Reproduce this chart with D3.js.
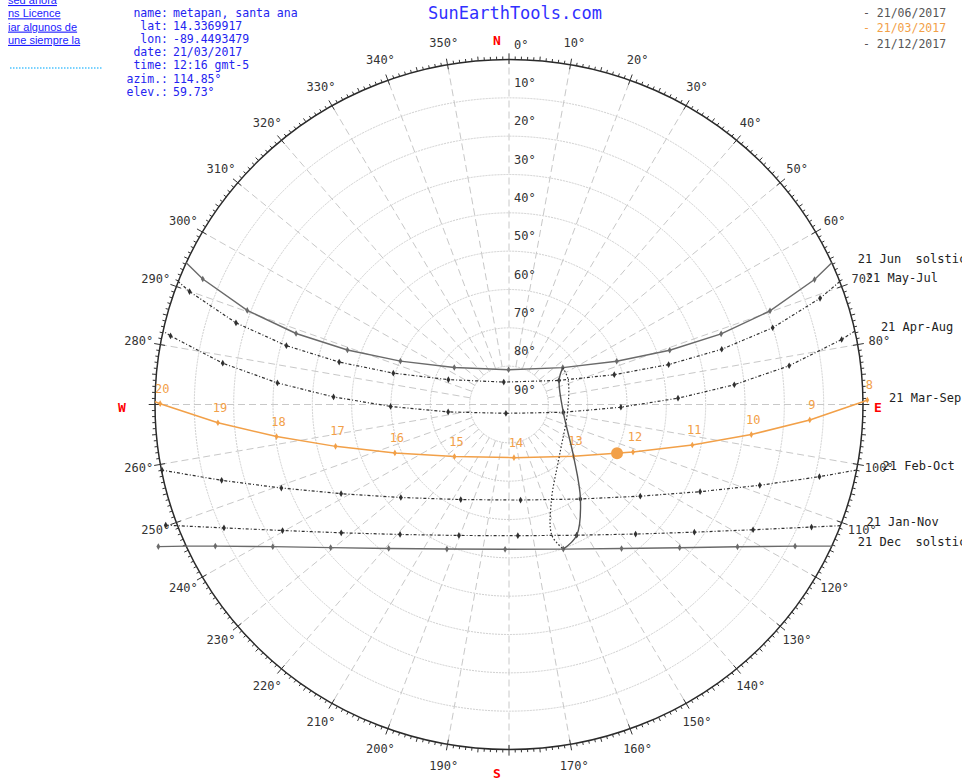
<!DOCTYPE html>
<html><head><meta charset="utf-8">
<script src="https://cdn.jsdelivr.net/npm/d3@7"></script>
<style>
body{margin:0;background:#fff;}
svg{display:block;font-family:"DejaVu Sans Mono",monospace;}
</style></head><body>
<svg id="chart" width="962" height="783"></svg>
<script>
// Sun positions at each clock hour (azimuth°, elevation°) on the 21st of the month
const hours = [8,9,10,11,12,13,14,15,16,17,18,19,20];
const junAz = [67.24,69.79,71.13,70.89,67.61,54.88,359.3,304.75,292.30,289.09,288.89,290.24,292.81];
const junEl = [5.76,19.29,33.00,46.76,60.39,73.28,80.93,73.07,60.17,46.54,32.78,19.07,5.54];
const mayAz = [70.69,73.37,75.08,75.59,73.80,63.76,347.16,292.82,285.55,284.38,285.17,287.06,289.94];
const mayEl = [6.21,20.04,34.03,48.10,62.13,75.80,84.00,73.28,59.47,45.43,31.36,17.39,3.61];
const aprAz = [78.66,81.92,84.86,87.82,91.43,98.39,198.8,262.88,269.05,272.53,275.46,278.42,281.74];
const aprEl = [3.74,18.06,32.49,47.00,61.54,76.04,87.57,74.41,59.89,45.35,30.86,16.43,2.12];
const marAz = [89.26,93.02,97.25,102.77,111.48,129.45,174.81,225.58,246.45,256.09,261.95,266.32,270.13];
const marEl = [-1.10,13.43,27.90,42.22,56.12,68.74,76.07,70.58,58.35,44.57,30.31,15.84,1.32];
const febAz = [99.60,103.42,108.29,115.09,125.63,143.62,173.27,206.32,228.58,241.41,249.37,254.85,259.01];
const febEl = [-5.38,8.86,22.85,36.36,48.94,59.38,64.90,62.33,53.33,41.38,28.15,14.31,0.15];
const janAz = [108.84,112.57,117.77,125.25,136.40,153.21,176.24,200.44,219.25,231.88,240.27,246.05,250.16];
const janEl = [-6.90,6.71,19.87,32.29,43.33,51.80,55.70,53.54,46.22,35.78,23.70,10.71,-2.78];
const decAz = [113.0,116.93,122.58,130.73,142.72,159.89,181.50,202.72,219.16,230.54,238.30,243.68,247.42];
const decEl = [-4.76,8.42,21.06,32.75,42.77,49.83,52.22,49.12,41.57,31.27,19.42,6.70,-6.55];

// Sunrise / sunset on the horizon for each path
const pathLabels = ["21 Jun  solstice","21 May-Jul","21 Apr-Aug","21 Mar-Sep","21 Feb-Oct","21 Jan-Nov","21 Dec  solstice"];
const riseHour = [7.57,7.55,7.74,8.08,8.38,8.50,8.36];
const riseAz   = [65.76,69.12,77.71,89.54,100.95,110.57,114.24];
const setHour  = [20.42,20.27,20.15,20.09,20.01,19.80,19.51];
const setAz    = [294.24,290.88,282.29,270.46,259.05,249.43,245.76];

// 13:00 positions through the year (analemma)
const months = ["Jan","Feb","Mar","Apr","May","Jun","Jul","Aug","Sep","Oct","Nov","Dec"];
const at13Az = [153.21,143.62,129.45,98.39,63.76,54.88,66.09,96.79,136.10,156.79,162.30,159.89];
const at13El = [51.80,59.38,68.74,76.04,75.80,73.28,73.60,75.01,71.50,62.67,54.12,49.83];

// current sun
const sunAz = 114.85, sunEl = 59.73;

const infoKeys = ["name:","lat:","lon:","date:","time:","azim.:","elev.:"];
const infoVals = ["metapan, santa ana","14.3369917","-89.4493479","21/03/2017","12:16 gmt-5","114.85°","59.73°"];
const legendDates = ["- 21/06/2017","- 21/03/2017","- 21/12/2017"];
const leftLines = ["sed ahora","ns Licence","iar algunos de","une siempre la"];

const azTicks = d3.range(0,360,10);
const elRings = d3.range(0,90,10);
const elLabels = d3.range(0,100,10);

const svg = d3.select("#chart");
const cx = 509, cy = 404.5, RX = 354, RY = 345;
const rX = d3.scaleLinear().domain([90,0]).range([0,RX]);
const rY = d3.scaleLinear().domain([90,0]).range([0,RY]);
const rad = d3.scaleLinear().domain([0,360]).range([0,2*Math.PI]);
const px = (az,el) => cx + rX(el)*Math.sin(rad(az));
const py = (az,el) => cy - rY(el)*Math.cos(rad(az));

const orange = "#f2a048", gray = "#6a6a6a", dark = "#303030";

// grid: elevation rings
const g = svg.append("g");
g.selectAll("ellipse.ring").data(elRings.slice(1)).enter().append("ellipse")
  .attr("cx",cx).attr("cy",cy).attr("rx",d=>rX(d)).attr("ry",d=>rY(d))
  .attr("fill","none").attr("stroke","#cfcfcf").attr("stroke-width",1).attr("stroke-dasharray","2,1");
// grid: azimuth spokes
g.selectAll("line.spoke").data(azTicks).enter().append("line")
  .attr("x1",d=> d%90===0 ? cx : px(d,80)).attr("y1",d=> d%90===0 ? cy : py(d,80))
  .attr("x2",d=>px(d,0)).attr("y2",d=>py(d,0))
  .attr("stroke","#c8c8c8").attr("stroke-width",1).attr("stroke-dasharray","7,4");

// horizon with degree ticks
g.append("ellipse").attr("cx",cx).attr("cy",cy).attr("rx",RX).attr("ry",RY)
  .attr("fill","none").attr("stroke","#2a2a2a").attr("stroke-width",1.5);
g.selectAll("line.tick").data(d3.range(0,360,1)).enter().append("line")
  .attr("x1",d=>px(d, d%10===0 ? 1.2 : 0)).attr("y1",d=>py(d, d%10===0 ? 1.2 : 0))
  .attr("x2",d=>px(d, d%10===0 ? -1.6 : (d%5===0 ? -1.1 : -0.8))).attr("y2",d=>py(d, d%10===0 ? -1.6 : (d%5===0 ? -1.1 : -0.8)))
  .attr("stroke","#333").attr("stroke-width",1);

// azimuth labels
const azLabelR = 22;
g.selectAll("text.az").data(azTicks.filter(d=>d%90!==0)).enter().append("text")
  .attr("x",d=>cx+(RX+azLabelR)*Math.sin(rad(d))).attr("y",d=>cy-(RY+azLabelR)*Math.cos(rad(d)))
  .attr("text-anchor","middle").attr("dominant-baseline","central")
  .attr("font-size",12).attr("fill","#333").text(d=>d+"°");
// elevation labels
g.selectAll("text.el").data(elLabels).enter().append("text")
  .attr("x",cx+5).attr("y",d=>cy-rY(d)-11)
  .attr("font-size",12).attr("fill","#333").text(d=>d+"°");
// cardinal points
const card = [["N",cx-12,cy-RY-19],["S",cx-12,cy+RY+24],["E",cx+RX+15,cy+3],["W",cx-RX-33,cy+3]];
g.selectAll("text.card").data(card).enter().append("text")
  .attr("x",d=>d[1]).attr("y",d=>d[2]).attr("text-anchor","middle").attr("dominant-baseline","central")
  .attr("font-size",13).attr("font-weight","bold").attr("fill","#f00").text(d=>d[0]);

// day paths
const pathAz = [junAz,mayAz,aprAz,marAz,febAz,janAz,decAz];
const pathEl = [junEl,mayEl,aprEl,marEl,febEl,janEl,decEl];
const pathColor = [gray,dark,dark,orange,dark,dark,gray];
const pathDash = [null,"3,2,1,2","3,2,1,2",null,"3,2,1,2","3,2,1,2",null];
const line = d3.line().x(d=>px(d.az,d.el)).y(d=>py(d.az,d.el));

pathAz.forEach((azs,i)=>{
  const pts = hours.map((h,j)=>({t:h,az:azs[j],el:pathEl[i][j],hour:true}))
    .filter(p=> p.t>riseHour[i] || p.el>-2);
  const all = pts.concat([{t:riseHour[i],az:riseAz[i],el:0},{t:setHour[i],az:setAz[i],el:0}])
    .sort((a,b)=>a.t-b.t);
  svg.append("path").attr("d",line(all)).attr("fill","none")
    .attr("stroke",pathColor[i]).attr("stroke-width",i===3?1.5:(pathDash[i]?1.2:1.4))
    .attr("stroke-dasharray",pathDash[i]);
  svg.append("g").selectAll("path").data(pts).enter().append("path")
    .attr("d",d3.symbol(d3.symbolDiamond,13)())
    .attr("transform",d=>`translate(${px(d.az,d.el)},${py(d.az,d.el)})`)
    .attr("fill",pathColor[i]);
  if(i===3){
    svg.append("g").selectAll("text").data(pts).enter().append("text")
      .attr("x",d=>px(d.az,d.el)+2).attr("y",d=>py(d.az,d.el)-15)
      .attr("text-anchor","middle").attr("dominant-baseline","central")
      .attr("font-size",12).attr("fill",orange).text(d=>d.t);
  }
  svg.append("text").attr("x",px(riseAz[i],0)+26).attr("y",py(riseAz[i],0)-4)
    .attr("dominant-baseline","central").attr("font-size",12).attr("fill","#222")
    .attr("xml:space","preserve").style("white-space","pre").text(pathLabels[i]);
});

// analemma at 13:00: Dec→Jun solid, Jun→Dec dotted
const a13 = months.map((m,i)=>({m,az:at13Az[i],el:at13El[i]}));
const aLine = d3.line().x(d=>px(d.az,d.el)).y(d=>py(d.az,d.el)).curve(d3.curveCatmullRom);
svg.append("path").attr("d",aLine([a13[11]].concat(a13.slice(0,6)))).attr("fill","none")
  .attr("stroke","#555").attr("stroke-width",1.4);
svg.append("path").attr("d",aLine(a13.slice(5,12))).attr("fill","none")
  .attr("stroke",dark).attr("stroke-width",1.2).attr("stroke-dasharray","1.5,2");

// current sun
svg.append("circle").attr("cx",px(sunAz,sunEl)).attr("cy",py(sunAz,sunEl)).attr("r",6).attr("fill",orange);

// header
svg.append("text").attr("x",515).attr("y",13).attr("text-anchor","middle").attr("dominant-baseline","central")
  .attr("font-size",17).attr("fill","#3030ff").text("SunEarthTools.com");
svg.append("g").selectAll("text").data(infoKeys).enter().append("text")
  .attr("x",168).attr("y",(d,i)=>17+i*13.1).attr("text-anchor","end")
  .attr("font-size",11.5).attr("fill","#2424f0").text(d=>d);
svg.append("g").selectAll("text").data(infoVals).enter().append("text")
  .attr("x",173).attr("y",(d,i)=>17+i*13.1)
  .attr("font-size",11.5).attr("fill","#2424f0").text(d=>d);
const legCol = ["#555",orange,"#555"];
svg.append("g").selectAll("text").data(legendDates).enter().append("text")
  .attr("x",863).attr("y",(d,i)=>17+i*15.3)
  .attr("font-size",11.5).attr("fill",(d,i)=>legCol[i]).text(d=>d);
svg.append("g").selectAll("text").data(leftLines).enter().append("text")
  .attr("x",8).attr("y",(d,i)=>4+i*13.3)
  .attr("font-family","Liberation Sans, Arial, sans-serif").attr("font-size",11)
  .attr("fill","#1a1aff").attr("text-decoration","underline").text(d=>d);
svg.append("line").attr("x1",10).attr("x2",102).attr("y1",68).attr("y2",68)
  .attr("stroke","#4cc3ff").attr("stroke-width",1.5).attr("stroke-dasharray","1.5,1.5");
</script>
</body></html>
+-------+
- SET EXERCISE -
Copy all the lines above that hold the string "chart".

- RESULT -
Reproduce this chart with D3.js.
<svg id="chart" width="962" height="783"></svg>
const svg = d3.select("#chart");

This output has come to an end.